> **EXERCISE DIRECTIONS**
State how many lines of the data contain the word "diagram", and write nothing besides the number.

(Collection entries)

--------------------

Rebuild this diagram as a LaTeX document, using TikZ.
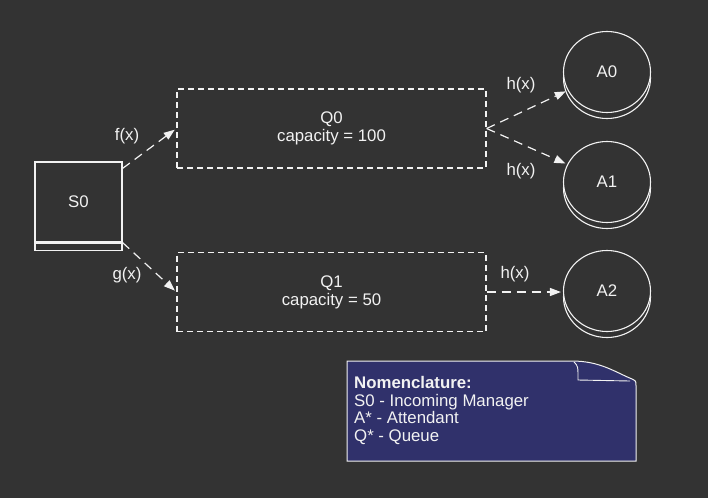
\documentclass[tikz,border=0pt]{standalone}
\usepackage{fontspec}
\setmainfont{Liberation Sans}
\usetikzlibrary{arrows.meta, positioning, shapes.geometric}
\definecolor{bgdark}{HTML}{333333}
\definecolor{inkwhite}{HTML}{F2F2F2}
\definecolor{notenavy}{HTML}{30316B}

\begin{document}
\begin{tikzpicture}[
    x=1pt, y=-1pt,
    every node/.style={font=\fontsize{16.8}{18}\selectfont, text=inkwhite},
    src/.style={rectangle, draw=inkwhite, line width=1.2pt, fill=bgdark, minimum width=87pt, minimum height=80pt, inner sep=0pt},
    queue/.style={rectangle, draw=inkwhite, line width=1.3pt, dash pattern=on 6pt off 4pt, minimum width=309pt, minimum height=79pt, align=center, inner sep=0pt},
    agent/.style={ellipse, draw=inkwhite, line width=1.1pt, fill=bgdark, minimum width=87pt, minimum height=81pt, inner sep=0pt},
    lbl/.style={inner sep=1pt},
    arrow/.style={-{Triangle[length=11pt,width=8pt]}, line width=1.2pt, draw=inkwhite, dash pattern=on 9pt off 6pt, shorten >=2pt}
]

% Canvas
\fill[bgdark] (0,0) rectangle (708,498);
\useasboundingbox (0,0) rectangle (708,498);

% Source
\node[src] (s0) at (78.5,202) {S0};
\node[src, minimum height=7pt, anchor=north] (s0base) at (s0.south) {};

% Queues
\node[queue] (q0) at (331.5,128.5) {Q0\\ capacity = 100};
\node[queue] (q1) at (331.5,292) {Q1\\ capacity = 50};

% Attendants
\node[agent] (a0back) at (607,78) {};
\node[agent] (a0) at (607,72) {A0};
\node[agent] (a1back) at (607,188) {};
\node[agent] (a1) at (607,182) {A1};
\node[agent] (a2back) at (607,297) {};
\node[agent] (a2) at (607,291) {A2};

% Routing arrows
\draw[arrow] ([yshift=-7pt]s0.north east) -- (q0.west);
\draw[arrow] (s0.south east) -- (q1.west);
\draw[arrow] (q0.east) -- (a0);
\draw[arrow] (q0.east) -- (a1);
\draw[arrow] (q1.east) -- (q1.east -| a2.west);

% Arrow labels
\node[lbl] (fx) at (127,136) {f(x)};
\node[lbl] (gx) at (127,275) {g(x)};
\node[lbl] (hx0) at (521,85) {h(x)};
\node[lbl] (hx1) at (521,171) {h(x)};
\node[lbl] (hx2) at (515,274) {h(x)};

% Legend note
\filldraw[fill=notenavy, draw=inkwhite, line width=1pt]
    (347,361) -- (572,361) .. controls (600,361) and (615,372) .. (632,379)
    .. controls (636,381) .. (636,386) -- (636,461) -- (347,461) -- cycle;
\draw[inkwhite, line width=0.9pt] (574,362) .. controls (578,366) .. (578,380) -- (630,381);
\node[anchor=west, align=left, inner sep=0pt, font=\fontsize{16.8}{17.5}\selectfont] (nomen) at (354,410.5)
    {\textbf{Nomenclature:}\\ S0 - Incoming Manager\\ A* - Attendant\\ Q* - Queue};

\end{tikzpicture}
\end{document}
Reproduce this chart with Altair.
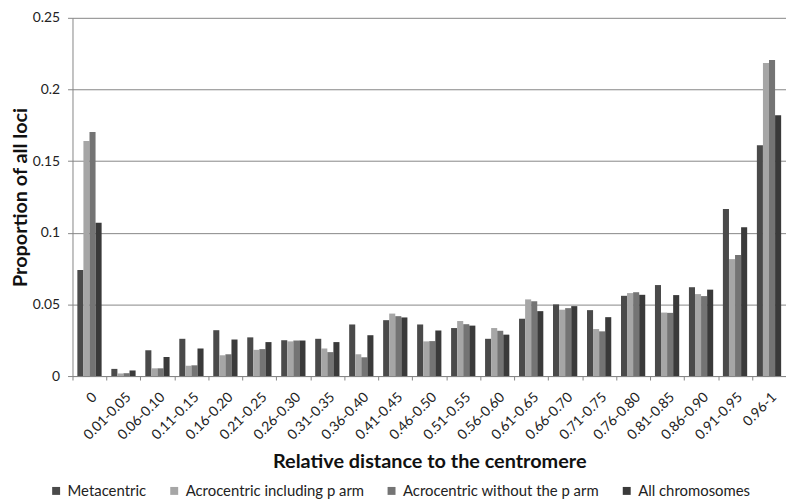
import altair as alt
import pandas as pd

categories = ["0", "0.01-0.05", "0.06-0.10", "0.11-0.15", "0.16-0.20", "0.21-0.25",
              "0.26-0.30", "0.31-0.35", "0.36-0.40", "0.41-0.45", "0.46-0.50",
              "0.51-0.55", "0.56-0.60", "0.61-0.65", "0.66-0.70", "0.71-0.75",
              "0.76-0.80", "0.81-0.85", "0.86-0.90", "0.91-0.95", "0.96-1"]

series = ["Metacentric", "Acrocentric including p arm",
          "Acrocentric without the p arm", "All chromosomes"]

metacentric = [0.074, 0.005, 0.018, 0.026, 0.032, 0.027, 0.025, 0.026, 0.036, 0.039, 0.036,
               0.0335, 0.026, 0.040, 0.050, 0.046, 0.056, 0.0635, 0.062, 0.1165, 0.161]
acro_incl_p = [0.164, 0.0018, 0.0054, 0.0072, 0.0145, 0.0183, 0.0242, 0.0192, 0.0152, 0.0436, 0.0242,
               0.0384, 0.0335, 0.0535, 0.0463, 0.0328, 0.0579, 0.0443, 0.0572, 0.0816, 0.2184]
acro_without_p = [0.1703, 0.002, 0.0054, 0.0075, 0.0152, 0.0188, 0.0248, 0.0167, 0.0131, 0.0418, 0.0244,
                  0.0362, 0.0316, 0.0522, 0.0474, 0.0312, 0.0585, 0.0441, 0.0558, 0.0845, 0.2205]
all_chrom = [0.107, 0.0039, 0.0133, 0.0192, 0.0255, 0.0237, 0.0248, 0.0237, 0.0285, 0.0409, 0.0318,
             0.0352, 0.0289, 0.0453, 0.0488, 0.0411, 0.0567, 0.0565, 0.0603, 0.1039, 0.182]

colors = ["#4a4a4a", "#a6a6a6", "#747474", "#3a3a3a"]

rows = []
for s, vals in zip(series, [metacentric, acro_incl_p, acro_without_p, all_chrom]):
    for c, v in zip(categories, vals):
        rows.append({"cat": c, "series": s, "value": v})
df = pd.DataFrame(rows)

FONT = "Lato"

chart = alt.Chart(df).mark_bar().encode(
    x=alt.X("cat:N", sort=categories,
            scale=alt.Scale(paddingInner=0, paddingOuter=0),
            axis=alt.Axis(title="Relative distance to the centromere", labelAngle=-45,
                          tickBand="extent", labelPadding=10, tickSize=4,
                          titleY=86, titleBaseline="middle")),
    xOffset=alt.XOffset("series:N", sort=series,
                        scale=alt.Scale(paddingInner=0, paddingOuter=0.8)),
    y=alt.Y("value:Q", scale=alt.Scale(domain=[0, 0.25]),
            axis=alt.Axis(title="Proportion of all loci", values=[0, 0.05, 0.1, 0.15, 0.2, 0.25],
                          format=".2~f", grid=True, tickSize=5, labelPadding=8,
                          titlePadding=2)),
    color=alt.Color("series:N", sort=series,
                    scale=alt.Scale(domain=series, range=colors),
                    legend=alt.Legend(title=None, orient="none", direction="horizontal",
                                      legendX=-24, legendY=469, symbolType="square",
                                      symbolSize=64, symbolStrokeWidth=0, labelLimit=0,
                                      labelFontSize=15, columnPadding=20, labelOffset=4)),
).properties(
    width=719, height=361,
    autosize=alt.AutoSizeParams(type="none"),
    padding={"left": 65, "top": 8, "right": 0, "bottom": 122},
).configure_view(stroke=None).configure_axis(
    labelFont=FONT, titleFont=FONT, labelFontSize=14, labelColor="#222222",
    titleColor="#111111", titleFontWeight="bold", titleFontSize=20,
    domainColor="#868686", tickColor="#868686", gridColor="#868686",
).configure_axisX(grid=False).configure_legend(labelFont=FONT, labelColor="#222222")

chart.save("out.html", embed_options={"renderer": "svg", "actions": False})
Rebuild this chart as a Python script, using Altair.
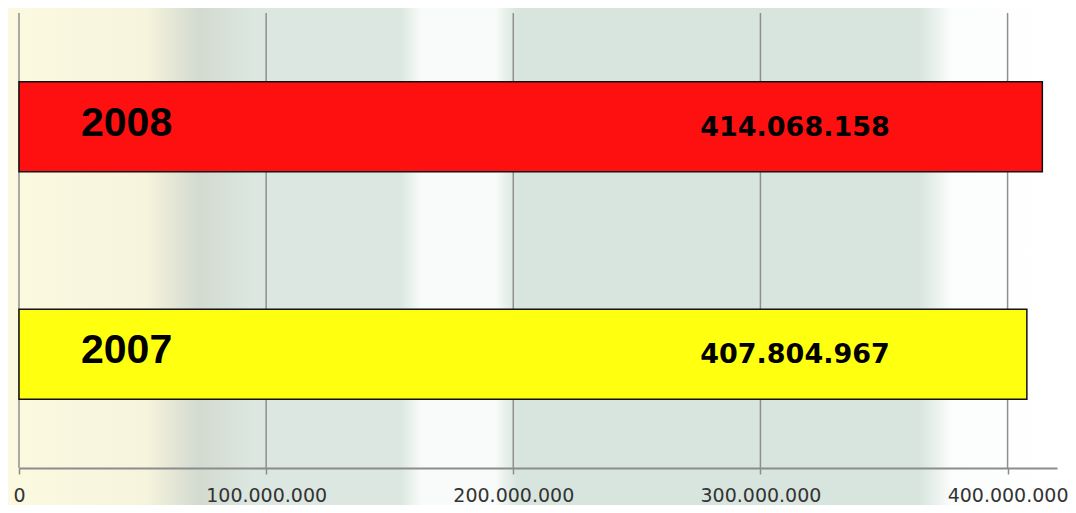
import altair as alt
import pandas as pd

years = ["2008", "2007"]
values = [414068158, 407804967]
value_labels = ["414.068.158", "407.804.967"]
bar_colors = ["#ff1010", "#ffff10"]
tick_values = [0, 100000000, 200000000, 300000000, 400000000]

df = pd.DataFrame({"year": years, "value": values, "label": value_labels})
ticks_df = pd.DataFrame({"value": tick_values})

W, H = 1038, 455

x_scale = alt.Scale(domain=[0, 420000000], nice=False, zero=True)
y_scale = alt.Scale(domain=years, paddingInner=0.604, paddingOuter=0.302)

x_axis = alt.Axis(values=tick_values, format=",d", title=None,
                  grid=False, labelFlush=False, zindex=1,
                  domainColor="#8c8c8c", domainWidth=2,
                  tickColor="#8c8c8c", tickSize=6, tickWidth=1.5,
                  labelFont="DejaVu Sans", labelFontSize=19,
                  labelColor="#333333", labelPadding=12,
                  labelExpr="replace(datum.label, /,/g, '.')")

bg = alt.Chart(pd.DataFrame({"k": [0]})).mark_rect(
    color=alt.Gradient(
        gradient="linear", x1=0, x2=1, y1=0, y2=0,
        stops=[
            alt.GradientStop(color="#fbf9e0", offset=0),
            alt.GradientStop(color="#f6f4dc", offset=0.13),
            alt.GradientStop(color="#d3dad0", offset=0.18),
            alt.GradientStop(color="#dbe7e0", offset=0.23),
            alt.GradientStop(color="#dbe7e0", offset=0.37),
            alt.GradientStop(color="#f8fbf9", offset=0.39),
            alt.GradientStop(color="#f8fbf9", offset=0.46),
            alt.GradientStop(color="#d8e5de", offset=0.48),
            alt.GradientStop(color="#d8e5de", offset=0.86),
            alt.GradientStop(color="#fbfdfc", offset=0.89),
            alt.GradientStop(color="#ffffff", offset=1),
        ],
    )
).encode(x=alt.value(-11), x2=alt.value(W + 11), y=alt.value(-5), y2=alt.value(H + 37))

grid = alt.Chart(ticks_df).mark_rule(color="#8f8f8f", strokeWidth=1.5).encode(
    x=alt.X("value:Q", scale=x_scale, axis=x_axis),
    y=alt.value(0), y2=alt.value(H),
)

bars = alt.Chart(df).mark_bar(stroke="#111111", strokeWidth=1.5).encode(
    x=alt.X("value:Q", scale=x_scale, axis=x_axis),
    y=alt.Y("year:N", scale=y_scale, sort=years, axis=None),
    color=alt.Color("year:N", scale=alt.Scale(domain=years, range=bar_colors), legend=None),
)

year_text = alt.Chart(df).mark_text(
    align="left", baseline="middle", font="Liberation Sans", fontWeight="bold",
    fontSize=41, color="#000000", dy=-3
).encode(x=alt.value(62), y=alt.Y("year:N", scale=y_scale, sort=years, axis=None), text="year:N")

value_text = alt.Chart(df).mark_text(
    align="center", baseline="middle", font="DejaVu Sans", fontWeight="bold",
    fontSize=27, color="#000000", dy=1
).encode(x=alt.value(776), y=alt.Y("year:N", scale=y_scale, sort=years, axis=None), text="label:N")

chart = alt.layer(bg, grid, bars, year_text, value_text).properties(
    width=W, height=H,
    autosize=alt.AutoSizeParams(type="none"),
    padding={"left": 11, "top": 5, "right": 11, "bottom": 37},
    background="#e6eee9",
).configure_view(stroke=None)

chart.save("out.html", embed_options={"renderer": "svg", "actions": False})
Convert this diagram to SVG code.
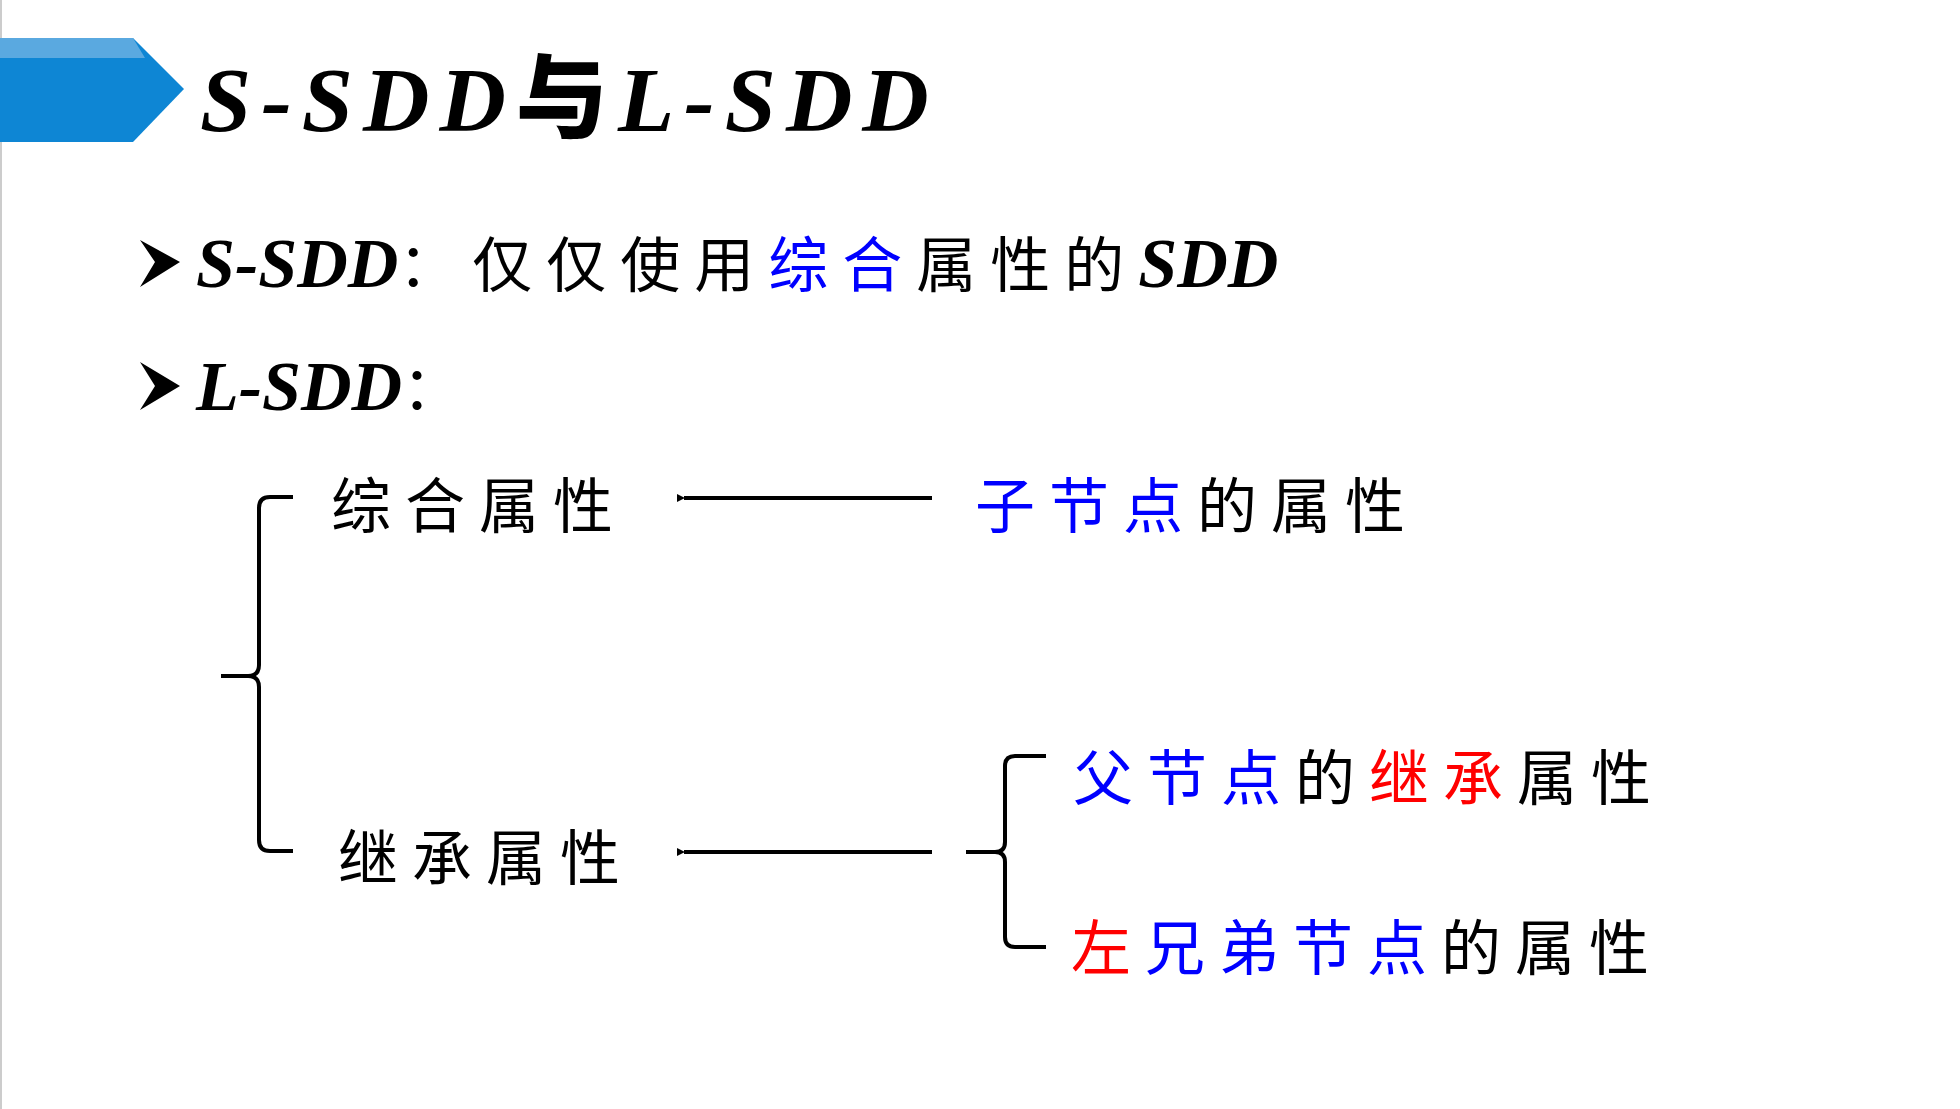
<svg xmlns="http://www.w3.org/2000/svg" width="1960" height="1109" viewBox="0 0 1960 1109">
<style>
.t{font-family:"Liberation Serif","Noto Sans CJK SC",serif;font-style:italic;font-weight:bold;fill:#000}
.c{font-family:"Noto Sans CJK SC",sans-serif;font-size:60px;letter-spacing:14px;fill:#000}
.b{fill:#0000ff}.r{fill:#ff0000}
.ln{fill:none;stroke:#000;stroke-width:4}
</style>
<defs><marker id="ah" markerWidth="8" markerHeight="8" refX="1" refY="4" orient="auto" markerUnits="userSpaceOnUse" viewBox="0 0 8 8"><path d="M8,0 L0,4 L8,8 Z" fill="#000"/></marker></defs>
<rect width="1960" height="1109" fill="#fff"/>
<line x1="1" y1="0" x2="1" y2="1109" stroke="#ccc" stroke-width="2"/>
<g id="banner">
<polygon points="0,38 133,38 184,89 133,142 0,142" fill="#0e86d4"/>
<polygon points="0,38 133,38 145,58 0,58" fill="#5aa9e0"/>
</g>
<text id="title" class="t" x="200" y="131" font-size="92" letter-spacing="10">S-SDD<tspan font-style="normal" font-family="Noto Sans CJK SC,sans-serif" font-weight="900">与</tspan>L-SDD</text>
<g id="bullet1">
<polygon points="140,240 180,262 140,287 155,262" fill="#000"/>
<text class="t" x="196" y="287" font-size="70">S-SDD<tspan class="c" font-style="normal" font-weight="normal" font-size="62">：仅仅使用<tspan class="b">综合</tspan>属性的</tspan>SDD</text>
</g>
<g id="bullet2">
<polygon points="140,362 180,386 140,410 155,386" fill="#000"/>
<text class="t" x="196" y="410" font-size="70">L-SDD<tspan class="c" font-style="normal" font-weight="normal" font-size="62">：</tspan></text>
</g>
<g id="n-syn"><text class="c" x="331" y="528">综合属性</text></g>
<g id="n-child"><text class="c" x="975" y="528"><tspan class="b">子节点</tspan>的属性</text></g>
<g id="n-inh"><text class="c" x="338" y="880">继承属性</text></g>
<g id="n-parent"><text class="c" x="1073" y="800"><tspan class="b">父节点</tspan>的<tspan class="r">继承</tspan>属性</text></g>
<g id="n-sib"><text class="c" x="1071" y="970"><tspan class="r">左</tspan><tspan class="b">兄弟节点</tspan>的属性</text></g>
<g id="connectors">
<line class="ln" x1="932" y1="498" x2="684" y2="498" marker-end="url(#ah)"/>
<line class="ln" x1="932" y1="852" x2="684" y2="852" marker-end="url(#ah)"/>
<path class="ln" d="M293,497 H270 Q259,497 259,508 V665 Q259,676 248,676 H221 M248,676 Q259,676 259,687 V840 Q259,851 270,851 H293"/>
<path class="ln" d="M1046,756 H1015 Q1005,756 1005,766 V842 Q1005,852 995,852 H966 M995,852 Q1005,852 1005,862 V937 Q1005,947 1015,947 H1046"/>
</g>
</svg>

--------------------

> **WORKED ANSWER**
2